Extract word for word the lines of the listing from its start to the line holding "ax = fig.add_axes([97", both ends kept; pictures are not part of the copy.

┌─ Material supplied

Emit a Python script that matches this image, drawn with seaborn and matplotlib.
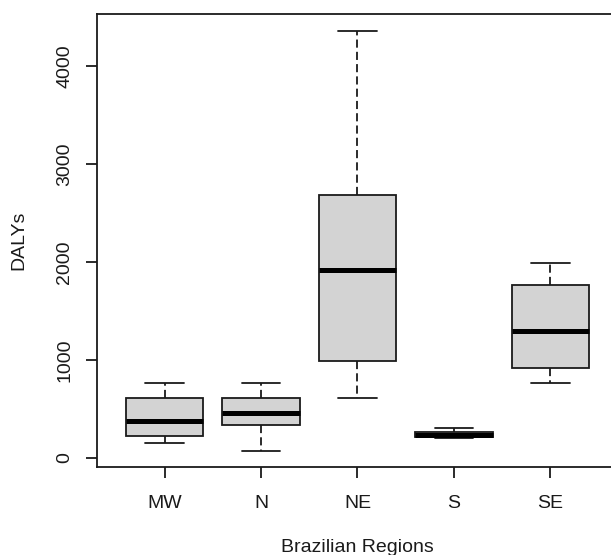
import numpy as np
import pandas as pd
import matplotlib
matplotlib.use("Agg")
import matplotlib.pyplot as plt
import seaborn as sns

# Five-number summaries: min, Q1, median, Q3, max
regions = ["MW", "N", "NE", "S", "SE"]
mw = [153, 228, 381, 612, 765]
n = [75, 340, 459, 612, 765]
ne = [609, 993, 1915, 2680, 4360]
s = [207, 212, 238, 265, 303]
se = [768, 915, 1299, 1762, 1993]
yticks = [0, 1000, 2000, 3000, 4000]

df = pd.DataFrame({
    "region": np.repeat(regions, 5),
    "DALYs": mw + n + ne + s + se,
})

sns.set_style("white")
plt.rcParams["font.family"] = ["Liberation Sans", "DejaVu Sans"]

fig = plt.figure(figsize=(6.11, 5.55), dpi=100)
W, H = 611, 555
ax = fig.add_axes([97 / W, (H - 467) / H, 521 / W, (467 - 14) / H])

lw = 1.3
sns.boxplot(
    data=df, x="region", y="DALYs", order=regions, ax=ax,
    whis=np.inf, width=0.8, color="#D3D3D3", saturation=1,
    linecolor="black", linewidth=lw, fliersize=0,
    boxprops=dict(facecolor="#D3D3D3", edgecolor="#1a1a1a"),
    medianprops=dict(color="black", linewidth=3.6, solid_capstyle="butt"),
    whiskerprops=dict(color="#1a1a1a", linestyle=(0, (4.5, 2.3))),
    capprops=dict(color="#1a1a1a"),
)

ax.set_xlim(-0.7, 4.7)
ax.set_ylim(-92, 4531)
ax.set_yticks(yticks)
ax.set_yticklabels([str(v) for v in yticks], rotation=90, va="center")

for side in ["left", "bottom", "top", "right"]:
    ax.spines[side].set_visible(True)
    ax.spines[side].set_color("#1a1a1a")
    ax.spines[side].set_linewidth(lw)

fs = 14
ax.tick_params(axis="both", which="both", direction="out", length=8,
               width=lw, color="#1a1a1a", labelsize=fs, labelcolor="#1a1a1a",
               left=True, bottom=True)
ax.tick_params(axis="x", pad=12)
ax.tick_params(axis="y", pad=9)

ax.set_xlabel("Brazilian Regions", fontsize=fs, color="#1a1a1a")
ax.set_ylabel("DALYs", fontsize=fs, color="#1a1a1a")
ax.xaxis.set_label_coords(357 / W, 1 - 547 / H, transform=fig.transFigure)
ax.xaxis.label.set_verticalalignment("center")
ax.yaxis.set_label_coords(19 / W, 1 - 240 / H, transform=fig.transFigure)
ax.yaxis.label.set_verticalalignment("center")

fig.savefig("out.png", dpi=100)
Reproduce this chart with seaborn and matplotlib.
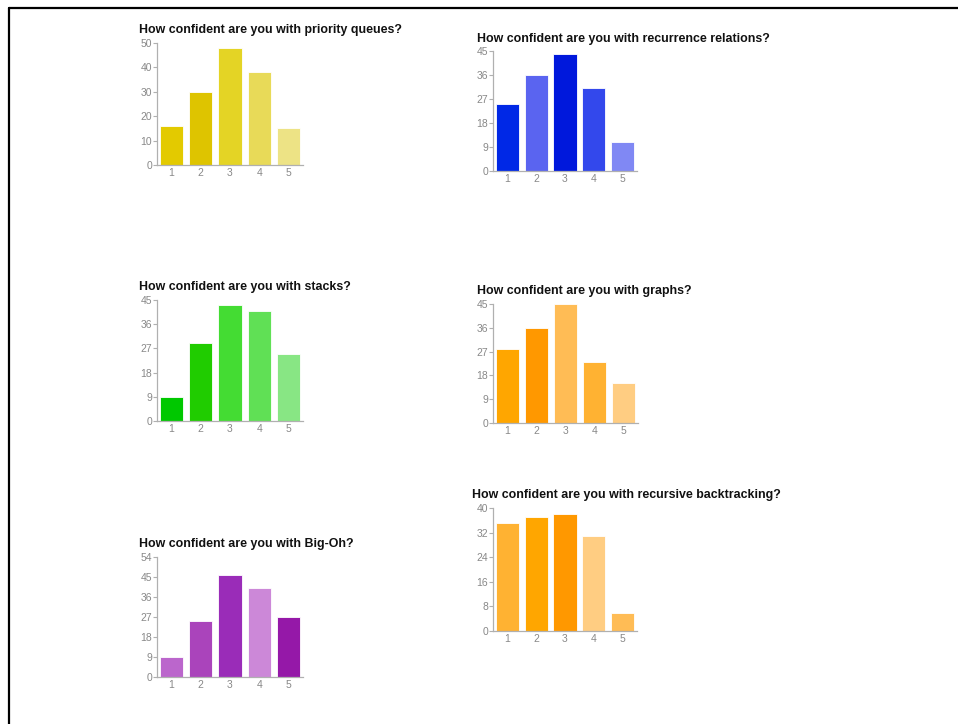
import matplotlib
matplotlib.use("Agg")
import matplotlib.pyplot as plt
from matplotlib.lines import Line2D
import seaborn as sns
import pandas as pd

sns.set_theme(style="white")
plt.rcParams['font.family'] = ['Liberation Sans', 'DejaVu Sans']

categories = ["1", "2", "3", "4", "5"]

titles = [
    "How confident are you with priority queues?",
    "How confident are you with recurrence relations?",
    "How confident are you with stacks?",
    "How confident are you with graphs?",
    "How confident are you with Big-Oh?",
    "How confident are you with recursive backtracking?",
]

priority_queues = [16, 30, 48, 38, 15]
recurrence_relations = [25, 36, 44, 31, 11]
stacks = [9, 29, 43, 41, 25]
graphs = [28, 36, 45, 23, 15]
big_oh = [9, 25, 46, 40, 27]
recursive_backtracking = [35, 37, 38, 31, 6]

y_max = [50, 45, 45, 45, 54, 40]
y_step = [10, 9, 9, 9, 9, 8]

colors_pq = ["#E3CA00", "#DEC400", "#E4D425", "#E8DA58", "#EDE385"]
colors_rr = ["#0028E6", "#5A64F0", "#0018DC", "#3348EC", "#8088F4"]
colors_st = ["#00C800", "#20CC00", "#44DC33", "#60E055", "#88E684"]
colors_gr = ["#FFA600", "#FF9800", "#FFBC55", "#FFB232", "#FFCD82"]
colors_bo = ["#BB66CC", "#AA44BB", "#9A2CB8", "#CC88D8", "#9518A8"]
colors_bt = ["#FFB232", "#FFA600", "#FF9800", "#FFCD82", "#FFBC55"]

series = [priority_queues, recurrence_relations, stacks, graphs, big_oh, recursive_backtracking]
palettes = [colors_pq, colors_rr, colors_st, colors_gr, colors_bo, colors_bt]

W, H = 958, 724
fig = plt.figure(figsize=(W / 100, H / 100), dpi=100)
fig.patch.set_facecolor("white")

# layout in pixels: (axis_x, y_top, y_zero, x_right, title_x, title_baseline)
layout = [
    (157, 43, 165, 303, 139, 33),
    (493, 51, 171, 637, 477, 42),
    (157, 300, 421, 303, 139, 290),
    (493, 304, 423, 638, 477, 294),
    (157, 557, 677, 303, 139, 547),
    (493, 508, 631, 637, 472, 498),
]

for i in range(6):
    ax_x, y_top, y_zero, x_right, tx, ty = layout[i]
    ax = fig.add_axes([ax_x / W, 1 - y_zero / H, (x_right - ax_x) / W, (y_zero - y_top) / H])
    df = pd.DataFrame({"cat": categories, "val": series[i]})
    sns.barplot(data=df, x="cat", y="val", hue="cat", palette=palettes[i],
                legend=False, width=0.8, saturation=1, ax=ax,
                edgecolor="white", linewidth=0.6)
    ax.set_xlim(-0.5, 4.5)
    ax.set_ylim(0, y_max[i])
    ax.set_yticks(list(range(0, y_max[i] + 1, y_step[i])))
    ax.set_xlabel("")
    ax.set_ylabel("")
    for s in ["top", "right"]:
        ax.spines[s].set_visible(False)
    for s in ["left", "bottom"]:
        ax.spines[s].set_color("#b0b0b0")
        ax.spines[s].set_linewidth(0.9)
    ax.tick_params(axis="y", length=3, width=0.8, color="#b0b0b0", labelsize=7.5,
                   labelcolor="#888888", pad=0.5, left=True)
    ax.tick_params(axis="x", length=0, labelsize=7.5, labelcolor="#888888", pad=2)
    ax.set_facecolor("white")
    fig.text(tx / W, 1 - ty / H, titles[i], fontsize=8.9, fontweight="bold",
             color="#111111", ha="left", va="baseline")

# page border lines (top and left)
fig.add_artist(Line2D([8.5 / W, 1.0], [1 - 7.5 / H, 1 - 7.5 / H], color="black", linewidth=1.6,
                      transform=fig.transFigure))
fig.add_artist(Line2D([8.5 / W, 8.5 / W], [0.0, 1 - 7.5 / H], color="black", linewidth=1.6,
                      transform=fig.transFigure))

fig.savefig("out.png", dpi=100, facecolor="white")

└─

Task answer
Emit a Python script that matches this image, drawn with seaborn and matplotlib.
import numpy as np
import pandas as pd
import matplotlib
matplotlib.use("Agg")
import matplotlib.pyplot as plt
import seaborn as sns

# Five-number summaries: min, Q1, median, Q3, max
regions = ["MW", "N", "NE", "S", "SE"]
mw = [153, 228, 381, 612, 765]
n = [75, 340, 459, 612, 765]
ne = [609, 993, 1915, 2680, 4360]
s = [207, 212, 238, 265, 303]
se = [768, 915, 1299, 1762, 1993]
yticks = [0, 1000, 2000, 3000, 4000]

df = pd.DataFrame({
    "region": np.repeat(regions, 5),
    "DALYs": mw + n + ne + s + se,
})

sns.set_style("white")
plt.rcParams["font.family"] = ["Liberation Sans", "DejaVu Sans"]

fig = plt.figure(figsize=(6.11, 5.55), dpi=100)
W, H = 611, 555
ax = fig.add_axes([97 / W, (H - 467) / H, 521 / W, (467 - 14) / H])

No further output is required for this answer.